Refiguring the Walls of Paris

Street art and graffiti, when spoken about by those who don’t enjoy the experience of discovering unauthorised art in city spaces, are sometimes said to deface the walls of the streets in which they are found. Calling it ‘defacement’ is a way of saying ‘damage to property’, of course, but interestingly, when street art’s detractors want to focus on the question of purely physical damage to property, they usually use the term ‘vandalism’. So the term ‘defacement’ seems to speak to something else, as though the walls of the city have an outward face, which has been altered, spoiled, or even destroyed by the artwork – literally de-faced. (There’ an excellent book on the concept of defacement by Michael Taussig, if you are interested in thinking more along these lines…)

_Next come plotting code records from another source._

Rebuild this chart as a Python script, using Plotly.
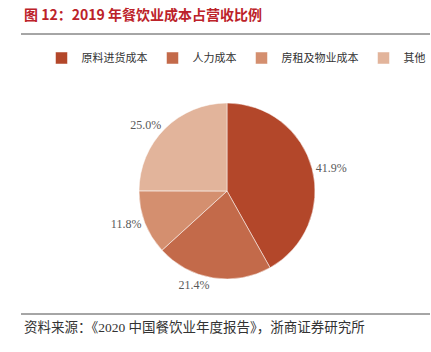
import plotly.graph_objects as go

categories = ["原料进货成本", "人力成本", "房租及物业成本", "其他"]
values = [41.9, 21.4, 11.8, 25.0]
colors = ["#B3472A", "#C36A4A", "#D48F6F", "#E2B49B"]

W, H = 431, 352

fig = go.Figure()
fig.add_trace(go.Pie(
    labels=categories,
    values=values,
    sort=False,
    direction="clockwise",
    rotation=0,
    marker=dict(colors=colors, line=dict(color="white", width=0.5)),
    textposition="outside",
    texttemplate="%{value:.1f}%",
    textfont=dict(family="Liberation Serif", size=12, color="#595959"),
    outsidetextfont=dict(family="Liberation Serif", size=12, color="#595959"),
    hoverinfo="label+value",
    domain=dict(x=[(227 - 130) / W, (227 + 130) / W], y=[1 - (191 + 88) / H, 1 - (191 - 88) / H]),
    automargin=False,
    showlegend=True,
))

fig.add_annotation(
    text="<b>图 12：2019 年餐饮业成本占营收比例</b>",
    xref="paper", yref="paper", x=22 / W, y=1 - 14 / H,
    xanchor="left", yanchor="middle", showarrow=False,
    font=dict(family="Noto Sans CJK SC", size=14, color="#BC2229"),
)
fig.add_annotation(
    text="资料来源：《2020 中国餐饮业年度报告》，浙商证券研究所",
    xref="paper", yref="paper", x=22 / W, y=1 - 327 / H,
    xanchor="left", yanchor="middle", showarrow=False,
    font=dict(family="Liberation Serif, Noto Sans CJK SC", size=13.5, color="#333333"),
)
fig.add_shape(type="line", xref="paper", yref="paper",
              x0=21 / W, x1=430 / W, y0=1 - 34 / H, y1=1 - 34 / H,
              line=dict(color="#4D4D4D", width=1))
fig.add_shape(type="line", xref="paper", yref="paper",
              x0=21 / W, x1=430 / W, y0=1 - 314 / H, y1=1 - 314 / H,
              line=dict(color="#4D4D4D", width=1))

fig.update_layout(
    width=W, height=H,
    margin=dict(l=0, r=0, t=0, b=0),
    paper_bgcolor="white",
    plot_bgcolor="white",
    legend=dict(
        orientation="h", x=236 / W, xanchor="center", y=1 - 58 / H, yanchor="middle",
        font=dict(family="Noto Sans CJK SC", size=11, color="#333333"),
        itemwidth=30, traceorder="normal",
    ),
)

fig.write_html("out.html")
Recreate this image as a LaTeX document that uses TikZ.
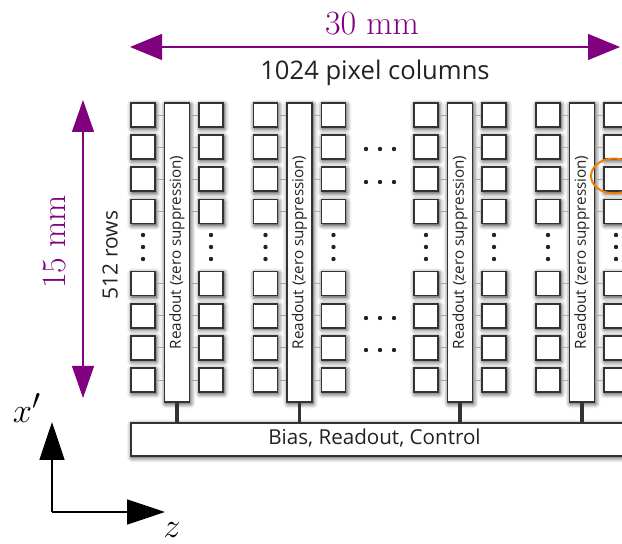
\documentclass[tikz,border=0pt]{standalone}
\usepackage{fontspec}
\setsansfont{Open Sans}
\usepackage{tikz}
\usetikzlibrary{arrows.meta,positioning,calc,shadows.blur}
\definecolor{dimcolor}{HTML}{800080}
\definecolor{markcolor}{HTML}{F07F0A}
\definecolor{edgecolor}{HTML}{333333}
\definecolor{inkcolor}{HTML}{222222}

\begin{document}
\begin{tikzpicture}[x=0.5pt, y=-0.5pt,
  pixel/.style={draw=edgecolor, fill=white, line width=0.9pt, minimum size=12pt, inner sep=0pt,
    blur shadow={shadow xshift=0.5pt, shadow yshift=-0.8pt, shadow blur radius=2.4pt, shadow opacity=85}},
  readout/.style={pixel, minimum width=12.5pt, minimum height=149.5pt},
  roText/.style={rotate=90, font=\fontsize{7.6}{9}\sffamily, text=inkcolor},
  wire/.style={draw=gray!70, line width=0.4pt},
  stem/.style={draw=edgecolor, line width=1.6pt},
  dimarr/.style={dimcolor, line width=0.6pt, {Triangle[length=16pt,width=13pt]}-{Triangle[length=16pt,width=13pt]}},
  dimvarr/.style={dimcolor, line width=0.6pt, {Triangle[length=16pt,width=11pt]}-{Triangle[length=16pt,width=11pt]}},
  axis/.style={black, line width=0.8pt, -{Triangle[length=19pt,width=12.5pt]}},
]
  \useasboundingbox (0,0) rectangle (622,544);
  \clip (0,0) rectangle (622,544);

  % bus at the bottom
  \node[pixel, anchor=north west, minimum width=260pt, minimum height=16.5pt] (bus) at (130,422) {};
  \node[font=\fontsize{10.3}{12}\sffamily, text=inkcolor] (busl) at (374.5,438.5) {Bias, Readout, Control};

  % pixel columns with their readout
  \foreach \g/\cx in {1/177, 2/299.5, 3/460, 4/582} {
    \node[readout] (ro\g) at (\cx,252.5) {};
    \node[roText] (rol\g) at (ro\g) {Readout (zero suppression)};
    \foreach \r/\cy in {1/115, 2/147.2, 3/179.4, 4/211.6, 5/283.5, 6/315.7, 7/347.9, 8/380.1} {
      \node[pixel] (pl\g\r) at (\cx-34,\cy) {};
      \node[pixel] (pr\g\r) at (\cx+34,\cy) {};
      \draw[wire] (pl\g\r.east) -- (pl\g\r.east -| ro\g.west);
      \draw[wire] (pr\g\r.west) -- (pr\g\r.west -| ro\g.east);
    }
    \foreach \s in {-34, 34}
      \foreach \dy in {235, 247, 259}
        \fill[inkcolor] (\cx+\s,\dy) circle (1.1pt);
    \draw[stem] (ro\g.south) -- (ro\g.south |- bus.north);
  }

  % skipped columns
  \foreach \cy in {149, 182, 318, 350}
    \foreach \dx in {366, 380, 394}
      \fill[inkcolor] (\dx,\cy) circle (1.1pt);

  % selected pixel
  \draw[markcolor, line width=1pt] (614,176) ellipse [x radius=11.5pt, y radius=8.75pt];

  % dimensions
  \coordinate (wl) at (130,47);
  \coordinate (wr) at (620,47);
  \draw[dimarr] (wl) -- (wr);
  \node[font=\fontsize{17}{20}\selectfont, text=dimcolor] (wlab) at (372,24) {30 mm};
  \node[font=\fontsize{12.8}{15}\sffamily, text=inkcolor] (cols) at (375,73) {1024 pixel columns};

  \coordinate (ht) at (83,100);
  \coordinate (hb) at (83,398);
  \draw[dimvarr] (ht) -- (hb);
  \node[rotate=90, font=\fontsize{17}{20}\selectfont, text=dimcolor] (hlab) at (55,242) {15 mm};
  \node[rotate=90, font=\fontsize{10.5}{12}\sffamily, text=inkcolor] (rows) at (110,255) {512 rows};

  % axes
  \coordinate (o) at (52,512);
  \coordinate (ax) at (52,422);
  \coordinate (az) at (165,512);
  \draw[axis] (o) -- (ax);
  \draw[axis] (o) -- (az);
  \node[font=\fontsize{19}{22}\selectfont] (xl) at (27,408) {$x'$};
  \node[font=\fontsize{19}{22}\selectfont] (zl) at (172,530) {$z$};
\end{tikzpicture}
\end{document}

Thinking of city walls in this way sounds odd, until we start thinking of how we are quite accustomed to speaking of the facade of a building, for example; both ‘facade’ and ‘face’ share the same root, from facia (face) in Latin.

On my way home from Paris to Melbourne, I was thinking about the term ‘defacement’ and how it gets used as a negative descriptor of street art and graffiti (well, it’s a long, long flight, you have many hours in which to ponder these things). If walls have faces that can be ‘damaged’, then that sets the street artwork up as operating as a form of disfigurement.

[If you don’t look at street art as a form of disfigurement, then of course the addition of artworks to the city walls by its artists can be construed in many, positive lights (as written about in previous posts on this blog): as a gift, as a contribution to the community, as a means of beautification of drab spaces, as a form of communication between the artist and other members of the community, and as a means of celebrating the city itself.]

It seemed particularly fitting to me to think through the idea of street art and graffiti as a form of defacement and disfigurement after having spent two weeks in Paris this May. I spent hours walking through the streets and saw some amazing and inspiring work. One of the things that was striking about it is the preponderance of figurative work: there are hundreds of portraits by dozens of artists adorning the walls of Paris, and here is a selection of some of the ones I enjoyed most.

Here’s a section of a large work by the Vancouver-based artist Indigo:

One of the curving black figures created by FKDL:

A beautifully placed image by C215:

The incomparable Miss.Tic, making stencils since the mid-1980s:

Two works, dancing together. The corps blanc, or white figure, is by Jerome Mesnager, the female figure is by Jef Aerosol, both also veterans of the French scene:

And here is one of Nemo’s typically segmented scenes, in which a dark silhouetted figure tumbles through various scenes against a backdrop of sandstone:

As a graduate student, much of my time was spent reading the work of the French philosopher and historian Michel Foucault (and since becoming an academic, a lot of my time is spent teaching his work too), so it was a great pleasure to come across his face on a number of walls, placed there by the stencil artist PITR:

And I was fortunate enough to catch some freshly painted stencil works by Jana und JS, stunning in their photorealistic detail:

Finally, a slightly different kind of portrait, that of the grinning yellow cat made famous by Monsieur Chat. These cats apparently bound across many of Paris’s rooftops, but I caught sight of only one. You can just see its Cheshire-cat happiness high above the street, beaming down at the passers-by:

It’s easy to find this kind of street art appealing: well-executed images in bright colours, skillfully applied in well thought-out spaces. What’s not to like? Who could call these images a disfigurement of the walls? But I think that what I saw in Paris was more than just a negation of the criticism of street art’s detractors. And so I’ll say this: instead of simply being not-disfigurements, these works actively re-figure the streets of Paris, opening for the passer-by moments of narrative and instances of beauty where previously none had existed.